É preciso ressaltar separadamente a performance absurda de James Stewart, que na minha opinião é a melhor performance que um ator já entregou na história dos filmes, porque o que ele faz aqui é absurdo. Nas primeiras cenas dele vemos aquela aura sonhadora estralando, querendo sair, como se ele fosse explodir após viajar, a partir daí, a cada momento ainda enxergamos na cara do Jimmy essa esperança em sair, em construir suas pontes ao redor do mundo, mas ela vai decaindo aos poucos, até que chega um ponto onde ele perde a oportunidade eternamente e nitidamente fica abatido por trás de expressões falsas de felicidade, isso é muito incrível, porque você consegue ver na cara do maluco que ele tá triste por trás do sorriso. Quando ele começa a ficar triste, você sente, ele fica abatido, raivoso e a atuação dele em casa, claramente irritado e tendo que interagir contra a vontade com a esposa e os filhos, nossa, é a absurda. Na ilusão, o desespero que ele demonstra é algo que você compra facilmente, você fica desesperado junto com ele e no fim, eu nunca vi uma atuação de felicidade tão crível no cinema, porque você fica feliz junto com ele, a vibração dele ao ver que tudo voltou ao normal, nossa, é arrepiante só de pensar.
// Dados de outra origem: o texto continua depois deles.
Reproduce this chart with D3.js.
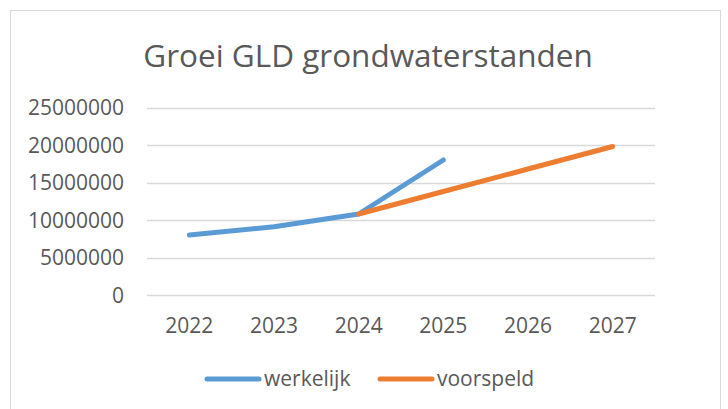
<!DOCTYPE html>
<html>
<head>
<meta charset="utf-8">
<script src="https://d3js.org/d3.v7.min.js"></script>
<style>
  html, body { margin: 0; padding: 0; background: #fff; }
  svg { display: block; }
  text { font-family: "Open Sans", "Noto Sans", sans-serif; fill: #595959; }
</style>
</head>
<body>
<svg id="chart"></svg>
<script>
  // Chart data
  const years = ["2022", "2023", "2024", "2025", "2026", "2027"];
  const werkelijk = [8000000, 9100000, 10800000, 18000000, null, null];
  const voorspeld = [null, null, 10800000, 13800000, 16800000, 19800000];
  const yTicks = [0, 5000000, 10000000, 15000000, 20000000, 25000000];
  const seriesNames = ["werkelijk", "voorspeld"];
  const seriesColors = ["#5B9BD5", "#ED7D31"];

  const width = 728, height = 409;
  const plot = { left: 147, right: 655, top: 107.5, bottom: 295 };

  const svg = d3.select("#chart")
    .attr("width", width)
    .attr("height", height);

  // outer chart border
  svg.append("rect")
    .attr("x", 10.5).attr("y", 10.5)
    .attr("width", 710).attr("height", 420)
    .attr("fill", "#fff")
    .attr("stroke", "#D9D9D9")
    .attr("stroke-width", 1);

  // title
  svg.append("text")
    .attr("x", 368).attr("y", 67)
    .attr("text-anchor", "middle")
    .attr("font-size", 31.5)
    .text("Groei GLD grondwaterstanden");

  const x = d3.scaleBand()
    .domain(years)
    .range([plot.left, plot.right]);

  const y = d3.scaleLinear()
    .domain([0, 25000000])
    .range([plot.bottom, plot.top]);

  // gridlines
  svg.append("g")
    .selectAll("line")
    .data(yTicks)
    .join("line")
    .attr("x1", plot.left).attr("x2", plot.right)
    .attr("y1", d => Math.round(y(d)) + 0.5)
    .attr("y2", d => Math.round(y(d)) + 0.5)
    .attr("stroke", "#D9D9D9")
    .attr("stroke-width", 1.5);

  // y axis labels
  svg.append("g")
    .selectAll("text")
    .data(yTicks)
    .join("text")
    .attr("x", 124)
    .attr("y", d => y(d) + 7.5)
    .attr("text-anchor", "end")
    .attr("font-size", 21)
    .text(d => d);

  // x axis labels
  svg.append("g")
    .selectAll("text")
    .data(years)
    .join("text")
    .attr("x", d => x(d) + x.bandwidth() / 2)
    .attr("y", 333)
    .attr("text-anchor", "middle")
    .attr("font-size", 21)
    .text(d => d);

  const line = d3.line()
    .defined(d => d.v !== null)
    .x(d => x(d.year) + x.bandwidth() / 2)
    .y(d => y(d.v));

  [werkelijk, voorspeld].forEach((vals, i) => {
    const pts = years.map((yr, j) => ({ year: yr, v: vals[j] }));
    svg.append("path")
      .datum(pts)
      .attr("d", line)
      .attr("fill", "none")
      .attr("stroke", seriesColors[i])
      .attr("stroke-width", 5)
      .attr("stroke-linecap", "round")
      .attr("stroke-linejoin", "round");
  });

  // legend
  const legendX = [207, 380];
  const legend = svg.append("g");
  seriesNames.forEach((name, i) => {
    legend.append("line")
      .attr("x1", legendX[i]).attr("x2", legendX[i] + 52)
      .attr("y1", 379).attr("y2", 379)
      .attr("stroke", seriesColors[i])
      .attr("stroke-width", 5)
      .attr("stroke-linecap", "round");
    legend.append("text")
      .attr("x", legendX[i] + 57)
      .attr("y", 386)
      .attr("font-size", 21)
      .text(name);
  });
</script>
</body>
</html>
Um clássico, "A Felicidade Não Se Compra" é a representação máxima dos filmes de Natal. É um equilíbrio perfeito entre leveza e drama, que entrega um comfort movie ao mesmo tempo que entrega uma obra reflexiva e pesada. Não tem muito mais o que falar, é icônico, é atemporal e vai demorar para envelhecer, não tem nada que deixe o filme com status de "envelheceu mal" e ele é tão absurdo que já fizeram um remake nos anos 70 e ninguém lembra, porque esse é definitivo e jamais será esquecido! Um dos melhores e maiores filmes do cinema.